_TASK DESCRIPTION_: Word for word, give the material below again, minus any images.

_GIVEN DATA_:
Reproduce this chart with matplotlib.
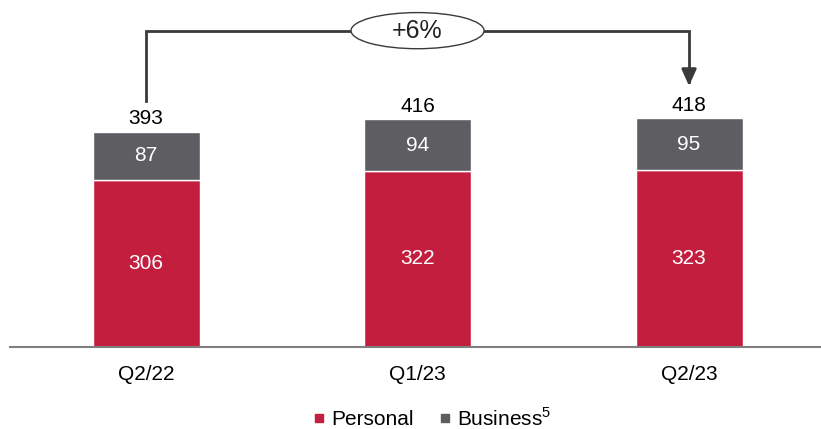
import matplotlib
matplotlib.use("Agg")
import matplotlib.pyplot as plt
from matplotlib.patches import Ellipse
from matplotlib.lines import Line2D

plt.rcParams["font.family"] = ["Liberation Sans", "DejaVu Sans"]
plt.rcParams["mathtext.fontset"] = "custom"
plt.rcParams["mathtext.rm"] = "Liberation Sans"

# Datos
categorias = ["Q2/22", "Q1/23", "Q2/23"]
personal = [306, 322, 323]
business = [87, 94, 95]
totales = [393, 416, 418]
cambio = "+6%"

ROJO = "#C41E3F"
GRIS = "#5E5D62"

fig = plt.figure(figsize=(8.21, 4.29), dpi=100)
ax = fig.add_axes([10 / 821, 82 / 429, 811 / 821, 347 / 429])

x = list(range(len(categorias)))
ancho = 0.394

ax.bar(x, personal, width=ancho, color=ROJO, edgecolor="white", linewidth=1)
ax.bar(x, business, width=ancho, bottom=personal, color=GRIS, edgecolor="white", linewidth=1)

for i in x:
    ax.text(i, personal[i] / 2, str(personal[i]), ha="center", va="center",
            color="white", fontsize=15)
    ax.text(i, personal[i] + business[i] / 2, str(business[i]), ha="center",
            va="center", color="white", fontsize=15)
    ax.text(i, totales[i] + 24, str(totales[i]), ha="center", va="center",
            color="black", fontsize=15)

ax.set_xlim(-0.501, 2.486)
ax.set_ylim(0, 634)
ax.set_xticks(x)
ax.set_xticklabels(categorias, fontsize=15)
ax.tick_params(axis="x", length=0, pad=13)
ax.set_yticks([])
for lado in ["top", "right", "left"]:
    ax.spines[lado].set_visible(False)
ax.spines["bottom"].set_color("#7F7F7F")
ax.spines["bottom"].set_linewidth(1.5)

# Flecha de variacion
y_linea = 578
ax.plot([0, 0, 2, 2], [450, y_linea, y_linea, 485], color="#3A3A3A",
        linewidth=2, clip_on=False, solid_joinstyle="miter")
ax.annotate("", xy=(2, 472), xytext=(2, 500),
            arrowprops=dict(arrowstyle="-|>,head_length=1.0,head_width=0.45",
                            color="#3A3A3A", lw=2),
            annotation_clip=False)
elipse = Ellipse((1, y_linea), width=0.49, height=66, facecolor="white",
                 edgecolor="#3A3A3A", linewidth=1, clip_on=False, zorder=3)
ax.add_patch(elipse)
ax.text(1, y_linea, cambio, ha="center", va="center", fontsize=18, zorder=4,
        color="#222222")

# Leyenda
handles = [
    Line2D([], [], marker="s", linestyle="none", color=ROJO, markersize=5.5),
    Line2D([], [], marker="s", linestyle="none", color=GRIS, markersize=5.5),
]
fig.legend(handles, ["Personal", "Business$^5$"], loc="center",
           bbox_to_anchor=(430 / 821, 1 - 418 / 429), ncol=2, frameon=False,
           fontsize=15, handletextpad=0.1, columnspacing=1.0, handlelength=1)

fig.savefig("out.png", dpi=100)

_ANSWER_:
Reproduce this chart with matplotlib.
import matplotlib
matplotlib.use("Agg")
import matplotlib.pyplot as plt
from matplotlib.patches import Ellipse
from matplotlib.lines import Line2D

plt.rcParams["font.family"] = ["Liberation Sans", "DejaVu Sans"]
plt.rcParams["mathtext.fontset"] = "custom"
plt.rcParams["mathtext.rm"] = "Liberation Sans"

# Datos
categorias = ["Q2/22", "Q1/23", "Q2/23"]
personal = [306, 322, 323]
business = [87, 94, 95]
totales = [393, 416, 418]
cambio = "+6%"

ROJO = "#C41E3F"
GRIS = "#5E5D62"

fig = plt.figure(figsize=(8.21, 4.29), dpi=100)
ax = fig.add_axes([10 / 821, 82 / 429, 811 / 821, 347 / 429])

x = list(range(len(categorias)))
ancho = 0.394

ax.bar(x, personal, width=ancho, color=ROJO, edgecolor="white", linewidth=1)
ax.bar(x, business, width=ancho, bottom=personal, color=GRIS, edgecolor="white", linewidth=1)

for i in x:
    ax.text(i, personal[i] / 2, str(personal[i]), ha="center", va="center",
            color="white", fontsize=15)
    ax.text(i, personal[i] + business[i] / 2, str(business[i]), ha="center",
            va="center", color="white", fontsize=15)
    ax.text(i, totales[i] + 24, str(totales[i]), ha="center", va="center",
            color="black", fontsize=15)

ax.set_xlim(-0.501, 2.486)
ax.set_ylim(0, 634)
ax.set_xticks(x)
ax.set_xticklabels(categorias, fontsize=15)
ax.tick_params(axis="x", length=0, pad=13)
ax.set_yticks([])
for lado in ["top", "right", "left"]:
    ax.spines[lado].set_visible(False)
ax.spines["bottom"].set_color("#7F7F7F")
ax.spines["bottom"].set_linewidth(1.5)

# Flecha de variacion
y_linea = 578
ax.plot([0, 0, 2, 2], [450, y_linea, y_linea, 485], color="#3A3A3A",
        linewidth=2, clip_on=False, solid_joinstyle="miter")
ax.annotate("", xy=(2, 472), xytext=(2, 500),
            arrowprops=dict(arrowstyle="-|>,head_length=1.0,head_width=0.45",
                            color="#3A3A3A", lw=2),
            annotation_clip=False)
elipse = Ellipse((1, y_linea), width=0.49, height=66, facecolor="white",
                 edgecolor="#3A3A3A", linewidth=1, clip_on=False, zorder=3)
ax.add_patch(elipse)
ax.text(1, y_linea, cambio, ha="center", va="center", fontsize=18, zorder=4,
        color="#222222")

# Leyenda
handles = [
    Line2D([], [], marker="s", linestyle="none", color=ROJO, markersize=5.5),
    Line2D([], [], marker="s", linestyle="none", color=GRIS, markersize=5.5),
]
fig.legend(handles, ["Personal", "Business$^5$"], loc="center",
           bbox_to_anchor=(430 / 821, 1 - 418 / 429), ncol=2, frameon=False,
           fontsize=15, handletextpad=0.1, columnspacing=1.0, handlelength=1)

fig.savefig("out.png", dpi=100)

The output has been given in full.